Sobre todo, me sirve para no desesperar. Estar sin escribir me pone mal: me extravío mucho, me pongo de pésimas. No me aguanto a mí mismo en este lugar; necesito un espacio en el que se esté creando un universo para no estar solo aquí. Aunque ahora reconozco que ese sentimiento que tiene que ver con la necesidad y la urgencia por escribir, ese malestar por no estar creando, ha ido cediendo terreno al cansancio. Creo que es algo que tiene que ver con la vida.
De algún modo, cada vez es más evidente para mí que empezar un libro necesita un acopio de energías enorme. Yo terminaba uno y empezaba otro al momento, pero ahora siento que termino y necesito dejar pasar. En ese dejar pasar he aprendido, de a poco, a convivir con mi incomodidad de otras formas. Ya es menos la urgencia por empezar a escribir porque siento que no tengo la energía necesaria.
¿Te refieres a la energía creativa? ¿Crees que la energía creativa se agota?
Creo que no es inagotable. Durante mucho tiempo hice la broma de que los escritores y las escritoras de América Latina deberíamos dejar de escribir a los 50 porque después de esa edad lo que se hace es basura. Ya me estoy acercando a los 50 ¡y quizás no se trataba de una broma! Creo que era un vaticinio, o quizás se me revele como una autoprofecía cumplida.
En fin, creo que la energía de la creación se va atemperando muchísimo, aunque se compensa con otras cosas, como la experiencia.
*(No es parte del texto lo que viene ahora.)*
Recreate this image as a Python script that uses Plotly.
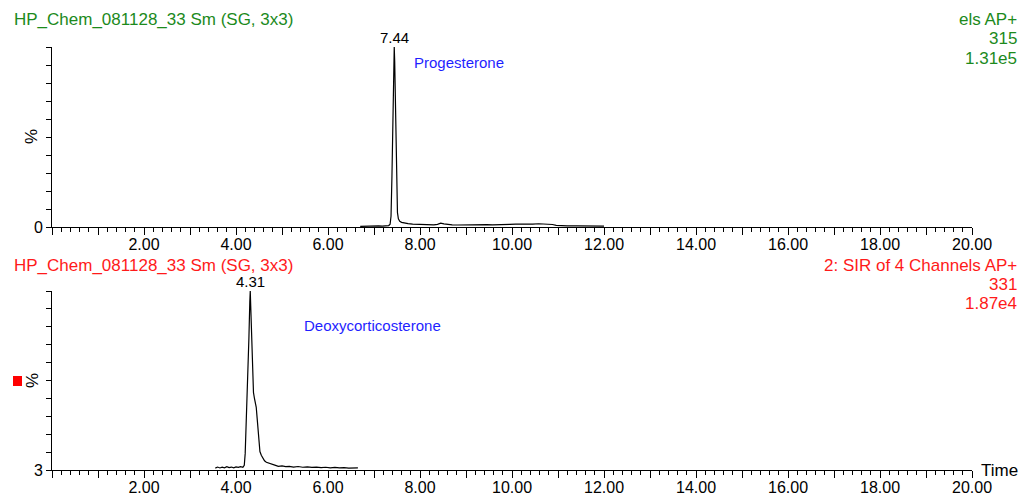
import plotly.graph_objects as go

# ---- chromatogram data (retention time in min, relative intensity in %) ----
prog_time = [6.70, 6.78, 6.86, 6.94, 7.02, 7.10, 7.18, 7.26, 7.32, 7.35, 7.37, 7.39,
             7.41, 7.43, 7.44, 7.45, 7.47, 7.49, 7.51, 7.53, 7.56, 7.60, 7.66, 7.74,
             7.84, 7.95, 8.06, 8.18, 8.30, 8.38, 8.45, 8.52, 8.60, 8.70, 8.82, 8.95,
             9.08, 9.20, 9.32, 9.45, 9.58, 9.70, 9.82, 9.95, 10.08, 10.20, 10.32, 10.45,
             10.58, 10.70, 10.80, 10.88, 10.96, 11.05, 11.20, 11.40, 11.60, 11.80, 12.00]
prog_pct = [0.4, 0.5, 0.4, 0.6, 0.5, 0.6, 0.5, 0.7, 0.8, 1.5, 6, 28,
            66, 95, 100, 92, 58, 24, 8, 4.5, 3.2, 2.6, 2.2, 1.9,
            1.6, 1.5, 1.3, 1.3, 1.2, 1.5, 2.1, 1.7, 1.3, 1.2, 1.1, 1.2,
            1.0, 1.2, 1.1, 1.3, 1.2, 1.4, 1.3, 1.5, 1.6, 1.5, 1.7, 1.6,
            1.8, 1.7, 1.8, 1.4, 0.9, 0.7, 0.6, 0.6, 0.5, 0.5, 0.5]

doc_time = [3.55, 3.60, 3.65, 3.70, 3.75, 3.80, 3.85, 3.90, 3.95, 4.00, 4.05, 4.10,
            4.15, 4.18, 4.20, 4.22, 4.24, 4.26, 4.28, 4.30, 4.31, 4.32, 4.34, 4.36,
            4.38, 4.40, 4.42, 4.44, 4.46, 4.48, 4.50, 4.52, 4.55, 4.58, 4.62, 4.66,
            4.70, 4.75, 4.80, 4.86, 4.92, 5.00, 5.08, 5.16, 5.25, 5.35, 5.45, 5.55,
            5.65, 5.75, 5.85, 5.95, 6.05, 6.15, 6.25, 6.35, 6.45, 6.55, 6.65]
doc_pct = [4.0, 4.6, 4.1, 4.5, 4.2, 4.8, 4.3, 4.6, 4.2, 4.7, 4.4, 4.8,
           4.5, 5.5, 12, 25, 40, 56, 74, 94, 100, 92, 72, 55,
           45, 42, 39, 37, 31, 24, 17, 13, 11, 9.5, 8.0, 7.2,
           6.8, 6.2, 5.8, 5.5, 5.0, 5.2, 4.8, 5.0, 4.6, 4.9, 4.5, 4.7,
           4.4, 4.6, 4.3, 4.5, 4.2, 4.4, 4.1, 4.3, 4.0, 4.2, 4.1]

# ---- labels ----
peak_rt = [7.44, 4.31]
compounds = ["Progesterone", "Deoxycorticosterone"]
file_title = "HP_Chem_081128_33 Sm (SG, 3x3)"
top_info = ["els AP+", "315", "1.31e5"]
bottom_info = ["2: SIR of 4 Channels AP+", "331", "1.87e4"]
x_major = list(range(0, 21))
x_labels = ["" if (v % 2 or v == 0) else f"{v:.2f}" for v in x_major]
top_y_min, bottom_y_min = 0, 3

W, H = 1024, 496
FONT = "Liberation Sans, Arial, sans-serif"
GREEN = "#1c8a1c"
RED = "#ff1a1a"
BLUE = "#1f1fff"


def px(x):
    return x / W


def py(y):
    return 1 - y / H


fig = go.Figure()
fig.add_trace(go.Scatter(x=prog_time, y=prog_pct, mode="lines",
                         line=dict(color="black", width=1.2),
                         xaxis="x", yaxis="y", showlegend=False))
fig.add_trace(go.Scatter(x=doc_time, y=doc_pct, mode="lines",
                         line=dict(color="black", width=1.2),
                         xaxis="x2", yaxis="y2", showlegend=False))

xdom = [px(52), px(972)]
xaxis_common = dict(
    range=[0, 20], domain=xdom, showgrid=False, zeroline=False,
    showline=True, linecolor="black", linewidth=1, automargin=False,
    tickmode="array", tickvals=x_major, ticktext=x_labels,
    ticks="outside", ticklen=7, tickcolor="black", tickwidth=1,
    ticklabelstandoff=-4,
    minor=dict(dtick=0.2, tick0=0, ticks="outside", ticklen=4,
               tickcolor="black", tickwidth=1, showgrid=False),
    tickfont=dict(family=FONT, size=16, color="black"),
)


def yaxis_for(ymin, dom, anchor):
    step = (100 - ymin) / 10
    vals = [ymin + i * step for i in range(11)]
    text = [str(ymin)] + [""] * 10
    return dict(range=[ymin, 100], domain=dom, anchor=anchor,
                showgrid=False, zeroline=False, showline=True,
                linecolor="black", linewidth=1, automargin=False,
                tickmode="array", tickvals=vals, ticktext=text,
                ticks="outside", ticklen=5, tickcolor="black", tickwidth=1,
                tickfont=dict(family=FONT, size=16, color="black"))


fig.update_layout(
    width=W, height=H,
    margin=dict(l=0, r=0, t=0, b=0, pad=0, autoexpand=False),
    paper_bgcolor="white", plot_bgcolor="white",
    xaxis=dict(xaxis_common, anchor="y"),
    yaxis=yaxis_for(top_y_min, [py(227), py(47)], "x"),
    xaxis2=dict(xaxis_common, anchor="y2"),
    yaxis2=yaxis_for(bottom_y_min, [py(470), py(291)], "x2"),
)

ann = []


def text(x, y, s, color, size, xanchor="left", angle=0):
    ann.append(dict(x=px(x), y=py(y), xref="paper", yref="paper", text=s,
                    showarrow=False, xanchor=xanchor, yanchor="middle",
                    textangle=angle,
                    font=dict(family=FONT, size=size, color=color)))


# panel headers
text(12, 20, file_title, GREEN, 17)
text(12, 265, file_title, RED, 17)
for s, y in zip(top_info, [20, 39, 59]):
    text(1019, y, s, GREEN, 17, xanchor="right")
for s, y in zip(bottom_info, [265, 284, 303]):
    text(1019, y, s, RED, 17, xanchor="right")

# y-axis "%" labels
text(32, 137, "%", "black", 17, xanchor="center", angle=-90)
text(32, 381, "%", "black", 17, xanchor="center", angle=-90)
text(979, 470, "Time", "black", 17)

# compound names
text(412, 63, compounds[0], BLUE, 15)
text(302, 325, compounds[1], BLUE, 15)

# peak retention-time labels
for rt, xa, ya in [(peak_rt[0], "x", "y"), (peak_rt[1], "x2", "y2")]:
    ann.append(dict(x=rt, y=100, xref=xa, yref=ya, text=f"{rt:.2f}",
                    showarrow=False, xanchor="center", yanchor="bottom",
                    yshift=-1, font=dict(family=FONT, size=15, color="black")))

fig.update_layout(annotations=ann)

# red channel marker
fig.add_shape(type="rect", xref="paper", yref="paper",
              x0=px(13), x1=px(22), y0=py(386), y1=py(376),
              fillcolor="#ff0000", line=dict(width=0))

fig.write_html("out.html")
Ideas tengo, pero ya voy necesitando hacer acopio de fuerzas para encontrar lo que exige iniciar la escritura: la voz, la forma, el escenario, las características de los personajes. Tal vez por eso tengo ese libro de relatos sin terminar, porque sé que siempre estará ahí. Y cuando ese libro me comience a rechazar, sabré que debo empezar una novela.